Just weeks before the operation, there was a shooting incident and the murder of a resident, 43-year-old Shawn Pryce, just days apart.
However, despite the alarming incidents, residents believe the positives of the community far outweigh the negatives- which should not be used as a measuring stick.
The Gleaner caught up with the oldest resident in the area, 93-year-old Eustace Gordon, who shared what life was like before now.
“It wasn’t always like this. With all this crime that is happening now, those things never happened back then. Those days, you get up and walk from morning until day light [the next day]. You never had the fear that you have now, and you could even walk from this district to other communities.”
Gordon, who still does his small-scale farming in the area, said he has never entertained the idea of moving as Comfort is no different from other communities that at some point, have had incidents of crime.
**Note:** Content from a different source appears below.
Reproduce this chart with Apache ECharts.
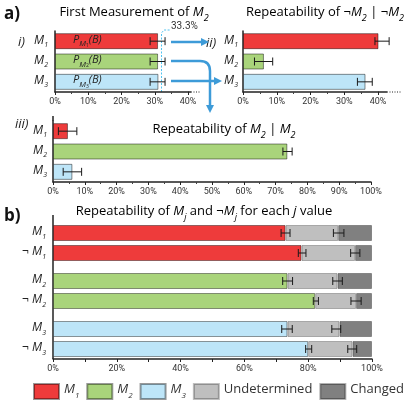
<!DOCTYPE html>
<html>
<head>
<meta charset="utf-8">
<script src="https://cdn.jsdelivr.net/npm/echarts@6/dist/echarts.min.js"></script>
<style>
  html, body { margin: 0; padding: 0; background: #fff; }
  #chart { width: 415px; height: 407px; }
</style>
</head>
<body>
<div id="chart"></div>
<script>
  // panel a) rows
  var rowsA = ['M1', 'M2', 'M3'];
  // i) first measurement of M2
  var firstVal = [31.0, 31.0, 31.1];
  var firstLow = [28.6, 28.6, 28.6];
  var firstHigh = [33.1, 33.1, 33.1];
  // ii) repeatability of notM2 | notM2
  var notVal = [41.4, 6.2, 36.3];
  var notLow = [39.1, 3.4, 33.9];
  var notHigh = [43.3, 8.8, 38.3];
  // iii) repeatability of M2 | M2
  var repVal = [4.7, 73.7, 6.1];
  var repLow = [1.7, 72.3, 3.2];
  var repHigh = [7.5, 75.2, 9.0];

  // panel b) rows
  var rowsB = ['M1', '¬M1', 'M2', '¬M2', 'M3', '¬M3'];
  var sameVal = [72.9, 77.9, 73.5, 82.2, 73.5, 80.0];
  var undetVal = [16.5, 16.8, 15.7, 12.8, 16.3, 13.9];
  var changedVal = [10.6, 5.3, 10.8, 5.0, 10.2, 6.1];
  var err1Low = [71.5, 76.9, 72.0, 81.6, 71.7, 79.2];
  var err1High = [74.3, 79.3, 75.1, 83.2, 75.0, 81.1];
  var err2Low = [87.9, 93.3, 87.7, 93.4, 87.4, 92.4];
  var err2High = [91.2, 96.2, 90.7, 96.6, 90.2, 95.2];

  var colorsM = ['#ee3b3b', '#a9d47b', '#bde5f8'];
  var colUndet = '#bfbfbf';
  var colChanged = '#808080';
  var font = 'Open Sans';

  var subRich = {
    n: { fontFamily: font, fontSize: 12, color: '#222', verticalAlign: 'top', lineHeight: 14 },
    m: { fontFamily: font, fontSize: 12, fontStyle: 'italic', color: '#222', verticalAlign: 'top', lineHeight: 14 },
    s: { fontFamily: font, fontSize: 7, fontStyle: 'italic', color: '#222', verticalAlign: 'bottom', lineHeight: 14 }
  };
  function fmtM(v) {
    var neg = v.charAt(0) === '¬';
    var s = neg ? v.slice(1) : v;
    return (neg ? '{n|¬ }' : '') + '{m|' + s.charAt(0) + '}{s|' + s.slice(1) + '}';
  }

  var myChart = echarts.init(document.getElementById('chart'));

  var grids = [
    { left: 55, top: 31, width: 133, height: 61 },
    { left: 243, top: 31, width: 135, height: 61 },
    { left: 53, top: 121, width: 318, height: 61 },
    { left: 53, top: 223, width: 319, height: 40 },
    { left: 53, top: 271, width: 319, height: 40 },
    { left: 53, top: 319, width: 319, height: 40 }
  ];

  function xAx(gi, max, show, every) {
    return {
      type: 'value', gridIndex: gi, min: 0, max: max, interval: 10,
      axisLine: { show: true, lineStyle: { color: '#222', width: 1.5 } },
      axisTick: { show: show, length: 3, lineStyle: { color: '#222' } },
      minorTick: { show: show && every === 10, splitNumber: 2, length: 2, lineStyle: { color: '#444' } },
      splitLine: { show: false },
      axisLabel: {
        show: show, margin: 5, fontSize: 9, fontFamily: 'Roboto', color: '#333',
        formatter: function (v) { return v % every === 0 ? v + '%' : ''; }
      }
    };
  }
  function yAx(gi, cats, margin, line) {
    return {
      type: 'category', gridIndex: gi, data: cats, inverse: true,
      axisLine: { show: line, lineStyle: { color: '#222', width: 1.5 } },
      axisTick: { show: false },
      axisLabel: { margin: margin, formatter: fmtM, rich: subRich }
    };
  }

  var xAxes = [
    xAx(0, 40, true, 10), xAx(1, 40, true, 10), xAx(2, 100, true, 10),
    xAx(3, 100, false, 20), xAx(4, 100, false, 20), xAx(5, 100, true, 20)
  ];
  xAxes[3].axisLine.show = false;
  xAxes[4].axisLine.show = false;
  var yAxes = [
    yAx(0, rowsA, 7, true), yAx(1, rowsA, 5, true), yAx(2, rowsA, 6, true),
    yAx(3, rowsB.slice(0, 2), 7, false), yAx(4, rowsB.slice(2, 4), 7, false), yAx(5, rowsB.slice(4, 6), 7, false)
  ];

  var border = { borderColor: 'rgba(0,0,0,0.45)', borderWidth: 1 };

  function colored(vals) {
    return vals.map(function (v, i) {
      return { value: v, itemStyle: { color: colorsM[i] } };
    });
  }
  function barA(name, gi, vals, label) {
    return {
      name: name, type: 'bar', xAxisIndex: gi, yAxisIndex: gi, barWidth: 16,
      data: colored(vals), itemStyle: border, silent: true, label: label || { show: false }
    };
  }
  function errSeries(gi, low, high) {
    return {
      type: 'custom', xAxisIndex: gi, yAxisIndex: gi, silent: true, z: 10,
      data: low.map(function (l, i) { return [i, l, high[i]]; }),
      encode: { x: [1, 2], y: 0 },
      renderItem: function (params, api) {
        var y = api.value(0);
        var a = api.coord([api.value(1), y]);
        var b = api.coord([api.value(2), y]);
        var h = 4;
        var st = { stroke: '#1a1a1a', lineWidth: 1 };
        return {
          type: 'group', children: [
            { type: 'line', shape: { x1: a[0], y1: a[1], x2: b[0], y2: b[1] }, style: st },
            { type: 'line', shape: { x1: a[0], y1: a[1] - h, x2: a[0], y2: a[1] + h }, style: st },
            { type: 'line', shape: { x1: b[0], y1: b[1] - h, x2: b[0], y2: b[1] + h }, style: st }
          ]
        };
      }
    };
  }

  var pLabel = {
    show: true, position: 'insideLeft', distance: 18,
    formatter: function (p) { return '{p|P}{s|M}{ss|' + (p.dataIndex + 1) + '}{p|(B)}'; },
    rich: {
      p: { fontFamily: font, fontSize: 11, fontStyle: 'italic', color: '#222', verticalAlign: 'top', lineHeight: 14 },
      s: { fontFamily: font, fontSize: 8, fontStyle: 'italic', color: '#222', verticalAlign: 'bottom', lineHeight: 14 },
      ss: { fontFamily: font, fontSize: 5, color: '#222', verticalAlign: 'bottom', lineHeight: 13 }
    }
  };

  var series = [
    barA('first', 0, firstVal, pLabel), errSeries(0, firstLow, firstHigh),
    barA('notRep', 1, notVal), errSeries(1, notLow, notHigh),
    barA('rep', 2, repVal), errSeries(2, repLow, repHigh)
  ];
  for (var k = 0; k < 3; k++) {
    var g = 3 + k;
    var sl = function (arr) { return arr.slice(2 * k, 2 * k + 2); };
    series.push({
      name: 'M' + (k + 1), type: 'bar', stack: 'b' + k, xAxisIndex: g, yAxisIndex: g, barWidth: 16,
      data: sl(sameVal), itemStyle: { color: colorsM[k], borderColor: 'rgba(0,0,0,0.4)', borderWidth: 1 }, silent: true
    });
    series.push({
      name: 'Undetermined', type: 'bar', stack: 'b' + k, xAxisIndex: g, yAxisIndex: g, barWidth: 16,
      data: sl(undetVal), itemStyle: { color: colUndet, borderColor: 'rgba(0,0,0,0.25)', borderWidth: 1 }, silent: true
    });
    series.push({
      name: 'Changed', type: 'bar', stack: 'b' + k, xAxisIndex: g, yAxisIndex: g, barWidth: 16,
      data: sl(changedVal), itemStyle: { color: colChanged, borderColor: 'rgba(0,0,0,0.3)', borderWidth: 1 }, silent: true
    });
    series.push(errSeries(g, sl(err1Low), sl(err1High)));
    series.push(errSeries(g, sl(err2Low), sl(err2High)));
  }

  var titleRich = {
    t: { fontFamily: font, fontSize: 13, color: '#222', verticalAlign: 'top', lineHeight: 17 },
    i: { fontFamily: font, fontSize: 13, fontStyle: 'italic', color: '#222', verticalAlign: 'top', lineHeight: 17 },
    s: { fontFamily: font, fontSize: 9, fontStyle: 'italic', color: '#222', verticalAlign: 'bottom', lineHeight: 17 }
  };
  function txt(x, y, text, rich, align) {
    return {
      type: 'text', x: x, y: y, silent: true,
      style: { text: text, rich: rich || titleRich, align: align || 'center', verticalAlign: 'middle' }
    };
  }
  var blue = '#3d9bd8';
  var arrowStyle = { stroke: blue, lineWidth: 2.5, fill: null };

  var graphics = [
    { type: 'text', x: 4, y: 14, style: { text: 'a)', fontFamily: font, fontSize: 17, fontWeight: 'bold', fill: '#111', verticalAlign: 'middle' } },
    { type: 'text', x: 4, y: 216, style: { text: 'b)', fontFamily: font, fontSize: 17, fontWeight: 'bold', fill: '#111', verticalAlign: 'middle' } },
    txt(134, 14, '{t|First Measurement of }{i|M}{s|2}'),
    txt(325, 14, '{t|Repeatability of ¬}{i|M}{s|2}{t| | ¬}{i|M}{s|2}'),
    txt(224, 131, '{t|Repeatability of }{i|M}{s|2}{t| | }{i|M}{s|2}'),
    txt(204, 213, '{t|Repeatability of }{i|M}{s|j}{t| and ¬}{i|M}{s|j}{t| for each }{i|j}{t| value}'),
    { type: 'text', x: 18, y: 42, style: { text: 'i)', font: 'italic 13px "Open Sans"', fill: '#222', verticalAlign: 'middle' } },
    { type: 'text', x: 206, y: 43, style: { text: 'ii)', font: 'italic 13px "Open Sans"', fill: '#222', verticalAlign: 'middle' } },
    { type: 'text', x: 15, y: 124, style: { text: 'iii)', font: 'italic 13px "Open Sans"', fill: '#222', verticalAlign: 'middle' } },
    // 33.3% guide
    { type: 'polyline', shape: { points: [[161.5, 92], [161.5, 33], [164, 30], [171, 30]] }, style: { stroke: '#4fc3f0', lineWidth: 1, lineDash: [2, 1.5], fill: null } },
    { type: 'text', x: 171, y: 26, style: { text: '33.3%', fontFamily: 'Roboto', fontSize: 10, fill: '#333', verticalAlign: 'middle' } },
    // broken axis ends
    { type: 'line', shape: { x1: 188, y1: 92, x2: 191, y2: 92 }, style: { stroke: '#222', lineWidth: 1.5 } },
    { type: 'line', shape: { x1: 191, y1: 92, x2: 201, y2: 92 }, style: { stroke: '#222', lineWidth: 1, lineDash: [1, 1.5] } },
    { type: 'line', shape: { x1: 378, y1: 92, x2: 387, y2: 92 }, style: { stroke: '#222', lineWidth: 1.5 } },
    { type: 'line', shape: { x1: 387, y1: 92, x2: 402, y2: 92 }, style: { stroke: '#222', lineWidth: 1, lineDash: [1, 1.5] } },
    // panel iii axis top and panel b axis
    { type: 'line', shape: { x1: 53, y1: 116, x2: 53, y2: 121 }, style: { stroke: '#222', lineWidth: 1.5 } },
    { type: 'line', shape: { x1: 53, y1: 215, x2: 53, y2: 359 }, style: { stroke: '#222', lineWidth: 1.5 } },
    // arrows
    { type: 'line', shape: { x1: 171, y1: 42, x2: 202, y2: 42 }, style: arrowStyle },
    { type: 'polygon', shape: { points: [[201, 38], [209, 42], [201, 46]] }, style: { fill: blue } },
    { type: 'line', shape: { x1: 171, y1: 61, x2: 200, y2: 61 }, style: arrowStyle },
    { type: 'bezierCurve', shape: { x1: 200, y1: 61, x2: 210, y2: 71, cpx1: 210, cpy1: 61 }, style: arrowStyle },
    { type: 'line', shape: { x1: 210, y1: 71, x2: 210, y2: 106 }, style: arrowStyle },
    { type: 'polygon', shape: { points: [[206, 105], [210, 113], [214, 105]] }, style: { fill: blue } },
    { type: 'line', shape: { x1: 171, y1: 81, x2: 215, y2: 81 }, style: arrowStyle },
    { type: 'polygon', shape: { points: [[214, 77], [222, 81], [214, 85]] }, style: { fill: blue } }
  ];

  var option = {
    animation: false,
    grid: grids,
    xAxis: xAxes,
    yAxis: yAxes,
    legend: {
      data: ['M1', 'M2', 'M3', 'Undetermined', 'Changed'],
      left: 33, top: 383, padding: 0, itemWidth: 25, itemHeight: 15, itemGap: 7, icon: 'rect',
      selectedMode: false,
      formatter: function (name) {
        return name.charAt(0) === 'M' && name.length === 2 ? '{m|M}{s|' + name.charAt(1) + '}' : '{t|' + name + '}';
      },
      textStyle: {
        rich: {
          t: { fontFamily: font, fontSize: 13, color: '#333', verticalAlign: 'top', lineHeight: 17 },
          m: { fontFamily: font, fontSize: 13, fontStyle: 'italic', color: '#333', verticalAlign: 'top', lineHeight: 17 },
          s: { fontFamily: font, fontSize: 8, fontStyle: 'italic', color: '#333', verticalAlign: 'bottom', lineHeight: 17 }
        }
      }
    },
    graphic: graphics,
    series: series
  };
  myChart.setOption(option);
</script>
</body>
</html>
“I am not really fearful. You hardly see anywhere that if you move from here you going to see better. I don’t see that ... . I wouldn’t go anywhere and they ask me where I come from and I give them other district name. Me a tell them say me come from Comfort. Me nah hide where me come from.”
The senior citizen’s wish, having raised his children and built his life in the area with no regrets, is that things will not get worse and peace will reign.
With much to offer, according to chairperson of the Comfort Community Development Committee Delroy Hudson, the sporadic flair-ups of violence should not trump what is right with the community.
“There are over 30 stakeholders linked to the community. We have a cricket team that six times, have won the parish finals and are presently leading the Social Development Commission competition. We have a lot of high school achievers. Every year, the church gives out over 60 awards to persons who have achieved educationally. The Northern Caribbean University came here and did a parenting workshop and persons were certified. We had Heart NSTA come here and do a housekeeping course and 56 persons received Level One and Two certificates.”
He said that through the Universal Service Fund, a total of $1.6 million was granted to build the community’s computer lab, and the Chase Fund made funding available to fence the community centre.
“It is far from the truth. the stigma that is attached to Comfort is not as it is. In the early 2000, we had a flare-up violence and a few murders here. Somewhere about 2007, we have Comfort being listed as a ho spot with Greenvale in Manchester.”
But Hudson said that when the survey was done, it showed that the issues did not lie within the community, but with migrant criminals.
“It wasn’t resident fighting against resident, but it was the scammers and outside influence. Comfort people are a proud set of people, and it is daunting how this has stigmatised us.”
He said the dream is to return the area to the peaceful place it was and eliminate migrant criminals who seek to mar the area.
“The last shooting we had in Comfort, is no one in Comfort. The criminals are gone, and now we are left with the situation of repairing it.”